> **What you will do**
The data below should be restated word for word, with every picture omitted.

> **Collected data**
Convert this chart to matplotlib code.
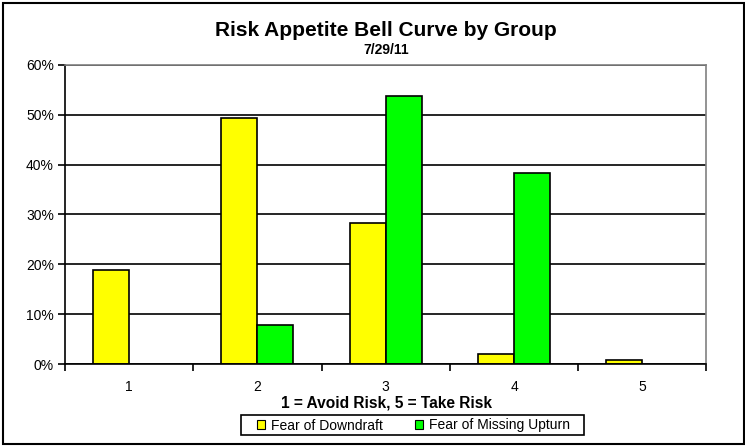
import numpy as np
import matplotlib.pyplot as plt
from matplotlib.patches import Rectangle

plt.rcParams['font.family'] = ['Liberation Sans', 'DejaVu Sans']

categories = ['1', '2', '3', '4', '5']
downdraft = [18.9, 49.4, 28.3, 2.1, 0.9]
missing_upturn = [0.0, 7.8, 53.8, 38.4, 0.0]
y_ticks = [0, 10, 20, 30, 40, 50, 60]

W, H = 745, 447
fig = plt.figure(figsize=(W / 100, H / 100), dpi=100)
ax = fig.add_axes([0.0872, 0.185, 0.8611, 0.6703])

x = np.arange(len(categories))
w = 0.28
ax.bar(x - w / 2, downdraft, w, color='#ffff00', edgecolor='black', linewidth=1.2,
       label='Fear of Downdraft', zorder=3)
# zero values are left out so no flat outline shows
gx = [xi for xi, v in zip(x, missing_upturn) if v > 0]
gv = [v for v in missing_upturn if v > 0]
ax.bar(np.array(gx) + w / 2, gv, w, color='#00ff00', edgecolor='black', linewidth=1.2,
       label='Fear of Missing Upturn', zorder=3)

ax.set_xlim(-0.5, len(categories) - 0.5)
ax.set_ylim(0, 60)
ax.set_yticks(y_ticks)
ax.set_yticklabels([f'{v}%' for v in y_ticks], fontsize=10)
ax.set_xticks(x)
ax.set_xticklabels(categories, fontsize=10)
ax.set_xticks(np.arange(-0.5, len(categories)), minor=True)
ax.tick_params(axis='x', which='major', length=0, pad=11.5)
ax.tick_params(axis='x', which='minor', length=5, width=1.2, direction='out')
ax.tick_params(axis='y', length=5, width=1.2, direction='out', pad=3)

ax.yaxis.grid(True, color='black', linewidth=1.2, zorder=1)
ax.set_axisbelow(True)
for s in ['top', 'right']:
    ax.spines[s].set_color('#808080')
    ax.spines[s].set_linewidth(1.2)
for s in ['left', 'bottom']:
    ax.spines[s].set_color('black')
    ax.spines[s].set_linewidth(1.2)
ax.spines['bottom'].set_zorder(4)

# titles and axis caption placed by baseline
fig.text(0.518, 1 - 36 / H, 'Risk Appetite Bell Curve by Group', ha='center', va='baseline',
         fontsize=15, fontweight='bold')
fig.text(0.518, 1 - 54.3 / H, '7/29/11', ha='center', va='baseline', fontsize=10,
         fontweight='bold')
fig.text(386.5 / W, 1 - 408 / H, '1 = Avoid Risk, 5 = Take Risk', ha='center',
         va='baseline', fontsize=11.2, fontweight='bold')

# legend: entries without frame, box drawn separately
handles, labels = ax.get_legend_handles_labels()
leg = fig.legend(handles, labels, loc='center', bbox_to_anchor=(413.5 / W, 1 - 425.5 / H),
                 ncol=2, fontsize=10, frameon=False, handlelength=0.6, handleheight=0.6,
                 handletextpad=0.45, columnspacing=2.3, borderpad=0, borderaxespad=0)
for p in leg.legend_handles:
    p.set_linewidth(0.8)
fig.patches.append(Rectangle((241 / W, 1 - 435 / H), 343 / W, 20 / H,
                             transform=fig.transFigure, fill=False, edgecolor='black',
                             linewidth=1.2))

# outer chart border
fig.patches.append(Rectangle((0.004, 0.006), 0.994, 0.988, transform=fig.transFigure,
                             fill=False, edgecolor='black', linewidth=1.5))

fig.savefig('out.png', dpi=100)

> **Response to the exercise**
Convert this chart to matplotlib code.
import numpy as np
import matplotlib.pyplot as plt
from matplotlib.patches import Rectangle

plt.rcParams['font.family'] = ['Liberation Sans', 'DejaVu Sans']

categories = ['1', '2', '3', '4', '5']
downdraft = [18.9, 49.4, 28.3, 2.1, 0.9]
missing_upturn = [0.0, 7.8, 53.8, 38.4, 0.0]
y_ticks = [0, 10, 20, 30, 40, 50, 60]

W, H = 745, 447
fig = plt.figure(figsize=(W / 100, H / 100), dpi=100)
ax = fig.add_axes([0.0872, 0.185, 0.8611, 0.6703])

x = np.arange(len(categories))
w = 0.28
ax.bar(x - w / 2, downdraft, w, color='#ffff00', edgecolor='black', linewidth=1.2,
       label='Fear of Downdraft', zorder=3)
# zero values are left out so no flat outline shows
gx = [xi for xi, v in zip(x, missing_upturn) if v > 0]
gv = [v for v in missing_upturn if v > 0]
ax.bar(np.array(gx) + w / 2, gv, w, color='#00ff00', edgecolor='black', linewidth=1.2,
       label='Fear of Missing Upturn', zorder=3)

ax.set_xlim(-0.5, len(categories) - 0.5)
ax.set_ylim(0, 60)
ax.set_yticks(y_ticks)
ax.set_yticklabels([f'{v}%' for v in y_ticks], fontsize=10)
ax.set_xticks(x)
ax.set_xticklabels(categories, fontsize=10)
ax.set_xticks(np.arange(-0.5, len(categories)), minor=True)
ax.tick_params(axis='x', which='major', length=0, pad=11.5)
ax.tick_params(axis='x', which='minor', length=5, width=1.2, direction='out')
ax.tick_params(axis='y', length=5, width=1.2, direction='out', pad=3)

ax.yaxis.grid(True, color='black', linewidth=1.2, zorder=1)
ax.set_axisbelow(True)
for s in ['top', 'right']:
    ax.spines[s].set_color('#808080')
    ax.spines[s].set_linewidth(1.2)
for s in ['left', 'bottom']:
    ax.spines[s].set_color('black')
    ax.spines[s].set_linewidth(1.2)
ax.spines['bottom'].set_zorder(4)

# titles and axis caption placed by baseline
fig.text(0.518, 1 - 36 / H, 'Risk Appetite Bell Curve by Group', ha='center', va='baseline',
         fontsize=15, fontweight='bold')
fig.text(0.518, 1 - 54.3 / H, '7/29/11', ha='center', va='baseline', fontsize=10,
         fontweight='bold')
fig.text(386.5 / W, 1 - 408 / H, '1 = Avoid Risk, 5 = Take Risk', ha='center',
         va='baseline', fontsize=11.2, fontweight='bold')

# legend: entries without frame, box drawn separately
handles, labels = ax.get_legend_handles_labels()
leg = fig.legend(handles, labels, loc='center', bbox_to_anchor=(413.5 / W, 1 - 425.5 / H),
                 ncol=2, fontsize=10, frameon=False, handlelength=0.6, handleheight=0.6,
                 handletextpad=0.45, columnspacing=2.3, borderpad=0, borderaxespad=0)
for p in leg.legend_handles:
    p.set_linewidth(0.8)
fig.patches.append(Rectangle((241 / W, 1 - 435 / H), 343 / W, 20 / H,
                             transform=fig.transFigure, fill=False, edgecolor='black',
                             linewidth=1.2))

# outer chart border
fig.patches.append(Rectangle((0.004, 0.006), 0.994, 0.988, transform=fig.transFigure,
                             fill=False, edgecolor='black', linewidth=1.5))

fig.savefig('out.png', dpi=100)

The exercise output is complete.